Take the lines from the one with "Write a component" through the one with "import * as", both ends kept, and reproduce them exactly without the pictures.

start EXERCISE MATERIALS

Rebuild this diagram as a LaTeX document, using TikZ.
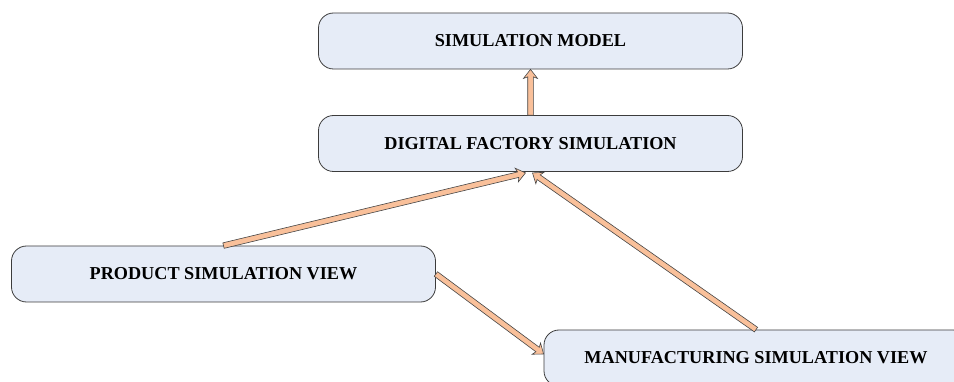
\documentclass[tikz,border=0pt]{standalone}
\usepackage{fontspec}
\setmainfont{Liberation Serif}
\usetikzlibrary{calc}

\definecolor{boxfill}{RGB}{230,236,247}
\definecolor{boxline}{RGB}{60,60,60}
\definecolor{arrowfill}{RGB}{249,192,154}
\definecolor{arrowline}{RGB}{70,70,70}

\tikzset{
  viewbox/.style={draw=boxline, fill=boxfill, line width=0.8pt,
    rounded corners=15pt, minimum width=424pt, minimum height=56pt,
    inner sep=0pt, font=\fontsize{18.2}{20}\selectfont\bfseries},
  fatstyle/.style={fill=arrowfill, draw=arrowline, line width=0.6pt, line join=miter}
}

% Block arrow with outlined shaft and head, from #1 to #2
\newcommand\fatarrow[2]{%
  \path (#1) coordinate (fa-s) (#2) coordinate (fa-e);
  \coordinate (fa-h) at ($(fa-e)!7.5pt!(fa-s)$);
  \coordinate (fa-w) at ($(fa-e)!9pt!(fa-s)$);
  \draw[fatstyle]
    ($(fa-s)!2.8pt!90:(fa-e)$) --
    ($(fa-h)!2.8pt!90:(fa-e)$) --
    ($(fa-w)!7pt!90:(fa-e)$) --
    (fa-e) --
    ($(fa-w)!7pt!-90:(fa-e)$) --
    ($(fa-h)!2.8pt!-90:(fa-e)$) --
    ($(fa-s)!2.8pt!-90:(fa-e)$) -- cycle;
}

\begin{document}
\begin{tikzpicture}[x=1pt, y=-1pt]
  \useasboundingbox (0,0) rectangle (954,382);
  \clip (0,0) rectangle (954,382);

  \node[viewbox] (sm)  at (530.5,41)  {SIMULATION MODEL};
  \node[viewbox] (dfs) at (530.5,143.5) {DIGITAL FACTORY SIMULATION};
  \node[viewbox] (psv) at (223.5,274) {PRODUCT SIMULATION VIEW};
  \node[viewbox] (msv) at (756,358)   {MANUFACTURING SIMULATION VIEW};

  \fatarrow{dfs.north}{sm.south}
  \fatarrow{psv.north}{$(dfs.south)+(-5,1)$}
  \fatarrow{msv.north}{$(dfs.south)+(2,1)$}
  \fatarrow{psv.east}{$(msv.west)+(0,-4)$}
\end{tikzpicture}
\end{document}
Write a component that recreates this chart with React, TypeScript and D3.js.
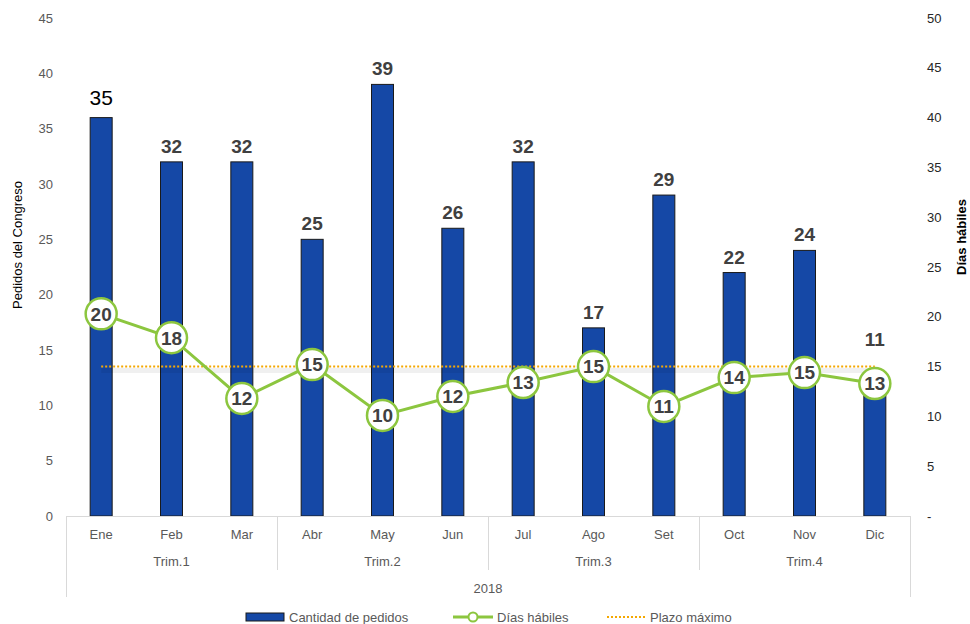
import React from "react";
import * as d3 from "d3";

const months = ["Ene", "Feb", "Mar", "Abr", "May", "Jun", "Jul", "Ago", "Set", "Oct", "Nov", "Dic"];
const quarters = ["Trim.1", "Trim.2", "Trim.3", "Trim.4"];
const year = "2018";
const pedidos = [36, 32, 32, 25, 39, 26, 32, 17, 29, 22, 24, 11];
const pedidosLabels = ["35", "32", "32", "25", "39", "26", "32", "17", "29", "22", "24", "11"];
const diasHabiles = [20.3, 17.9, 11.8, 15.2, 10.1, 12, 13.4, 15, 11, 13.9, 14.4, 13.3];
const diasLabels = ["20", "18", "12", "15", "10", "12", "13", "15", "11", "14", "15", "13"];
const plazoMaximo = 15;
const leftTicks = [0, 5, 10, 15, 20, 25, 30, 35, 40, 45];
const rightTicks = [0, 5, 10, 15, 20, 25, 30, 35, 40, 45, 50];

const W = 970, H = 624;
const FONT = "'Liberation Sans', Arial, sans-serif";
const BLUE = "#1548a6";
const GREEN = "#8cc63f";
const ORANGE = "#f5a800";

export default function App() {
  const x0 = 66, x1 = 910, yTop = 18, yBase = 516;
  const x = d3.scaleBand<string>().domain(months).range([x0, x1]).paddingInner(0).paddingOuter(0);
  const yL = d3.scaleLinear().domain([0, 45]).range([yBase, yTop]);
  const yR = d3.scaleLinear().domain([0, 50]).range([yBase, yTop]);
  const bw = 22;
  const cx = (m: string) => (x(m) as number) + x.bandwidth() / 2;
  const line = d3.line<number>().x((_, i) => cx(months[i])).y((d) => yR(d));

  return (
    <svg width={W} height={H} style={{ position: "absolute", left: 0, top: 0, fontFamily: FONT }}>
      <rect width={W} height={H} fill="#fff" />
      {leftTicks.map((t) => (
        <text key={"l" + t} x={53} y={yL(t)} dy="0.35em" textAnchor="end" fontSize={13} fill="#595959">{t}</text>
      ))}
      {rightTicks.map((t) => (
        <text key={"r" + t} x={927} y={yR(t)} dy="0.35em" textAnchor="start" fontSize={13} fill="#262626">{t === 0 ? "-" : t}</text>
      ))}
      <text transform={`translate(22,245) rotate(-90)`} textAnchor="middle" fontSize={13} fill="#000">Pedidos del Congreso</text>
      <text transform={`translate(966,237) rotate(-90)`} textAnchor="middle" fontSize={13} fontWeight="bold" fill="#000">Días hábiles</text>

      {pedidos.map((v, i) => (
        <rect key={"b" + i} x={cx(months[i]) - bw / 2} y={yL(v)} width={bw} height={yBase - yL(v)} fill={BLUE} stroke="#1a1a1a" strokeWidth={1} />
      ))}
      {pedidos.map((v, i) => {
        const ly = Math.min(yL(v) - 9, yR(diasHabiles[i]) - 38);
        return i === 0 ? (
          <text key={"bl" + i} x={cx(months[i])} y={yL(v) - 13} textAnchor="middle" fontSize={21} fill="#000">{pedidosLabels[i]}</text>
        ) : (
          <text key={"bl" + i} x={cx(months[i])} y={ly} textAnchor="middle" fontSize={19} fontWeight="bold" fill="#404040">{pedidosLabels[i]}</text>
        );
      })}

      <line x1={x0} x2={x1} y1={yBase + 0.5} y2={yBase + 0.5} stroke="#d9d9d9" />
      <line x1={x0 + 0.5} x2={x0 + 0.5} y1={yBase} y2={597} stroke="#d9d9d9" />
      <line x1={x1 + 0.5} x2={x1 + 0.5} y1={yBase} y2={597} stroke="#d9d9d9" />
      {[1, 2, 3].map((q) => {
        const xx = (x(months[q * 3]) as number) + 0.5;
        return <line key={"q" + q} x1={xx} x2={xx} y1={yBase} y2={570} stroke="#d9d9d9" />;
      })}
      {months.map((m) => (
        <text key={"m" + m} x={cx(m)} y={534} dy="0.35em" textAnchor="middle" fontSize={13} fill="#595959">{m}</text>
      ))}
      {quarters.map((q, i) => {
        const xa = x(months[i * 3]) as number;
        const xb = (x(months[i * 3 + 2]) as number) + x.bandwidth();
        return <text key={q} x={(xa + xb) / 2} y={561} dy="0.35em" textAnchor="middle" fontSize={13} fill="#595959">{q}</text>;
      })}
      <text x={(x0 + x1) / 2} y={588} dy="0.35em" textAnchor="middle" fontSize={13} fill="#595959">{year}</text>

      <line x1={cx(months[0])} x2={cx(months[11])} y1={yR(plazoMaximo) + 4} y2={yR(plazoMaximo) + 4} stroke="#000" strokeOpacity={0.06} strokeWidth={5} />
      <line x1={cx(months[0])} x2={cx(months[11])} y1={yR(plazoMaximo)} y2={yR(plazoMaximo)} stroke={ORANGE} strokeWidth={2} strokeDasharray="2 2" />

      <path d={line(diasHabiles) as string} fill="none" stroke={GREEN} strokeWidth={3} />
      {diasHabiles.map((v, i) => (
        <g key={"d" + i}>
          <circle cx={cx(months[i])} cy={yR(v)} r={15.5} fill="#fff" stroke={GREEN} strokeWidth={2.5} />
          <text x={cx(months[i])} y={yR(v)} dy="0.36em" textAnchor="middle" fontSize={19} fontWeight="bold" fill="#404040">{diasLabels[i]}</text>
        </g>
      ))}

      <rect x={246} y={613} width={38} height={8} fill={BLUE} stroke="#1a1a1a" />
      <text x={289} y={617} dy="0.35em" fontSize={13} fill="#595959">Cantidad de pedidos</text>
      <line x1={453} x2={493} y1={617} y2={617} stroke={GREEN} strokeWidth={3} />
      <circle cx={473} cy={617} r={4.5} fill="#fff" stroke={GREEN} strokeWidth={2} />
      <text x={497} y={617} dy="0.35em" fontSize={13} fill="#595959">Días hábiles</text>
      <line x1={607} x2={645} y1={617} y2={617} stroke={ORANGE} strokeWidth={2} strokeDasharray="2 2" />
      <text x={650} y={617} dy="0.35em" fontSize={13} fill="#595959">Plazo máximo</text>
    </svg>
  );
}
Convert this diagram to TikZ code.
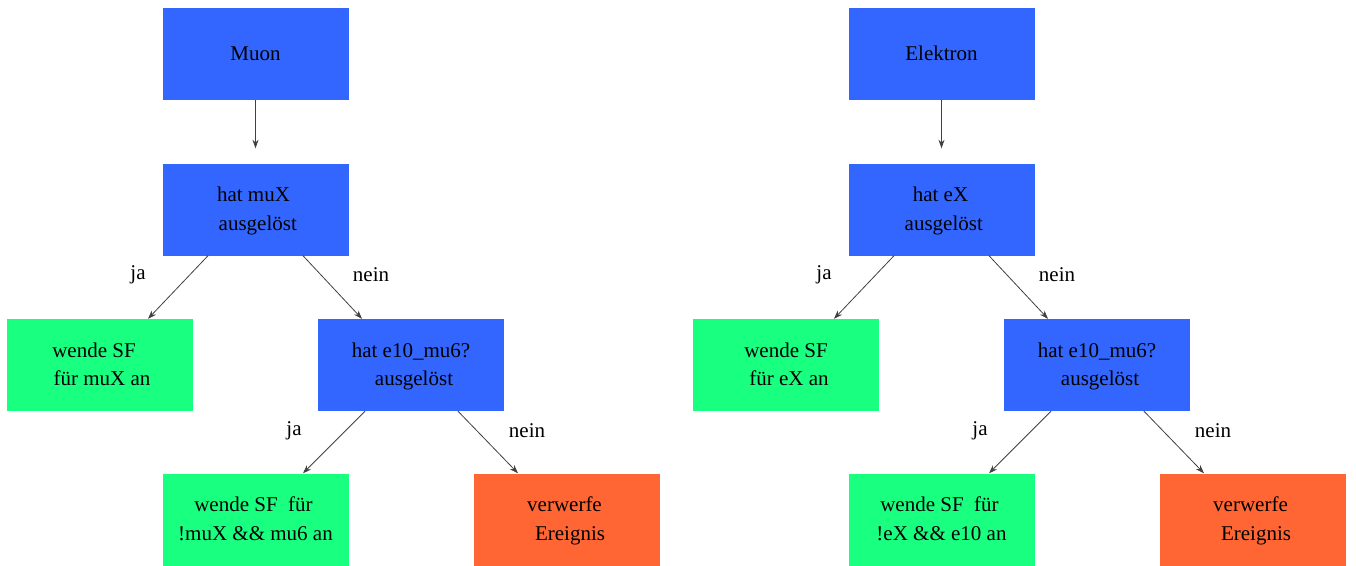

end EXERCISE MATERIALS

:: TASK RESPONSE ::
Write a component that recreates this chart with React, TypeScript and D3.js.
import React from "react";
import * as d3 from "d3";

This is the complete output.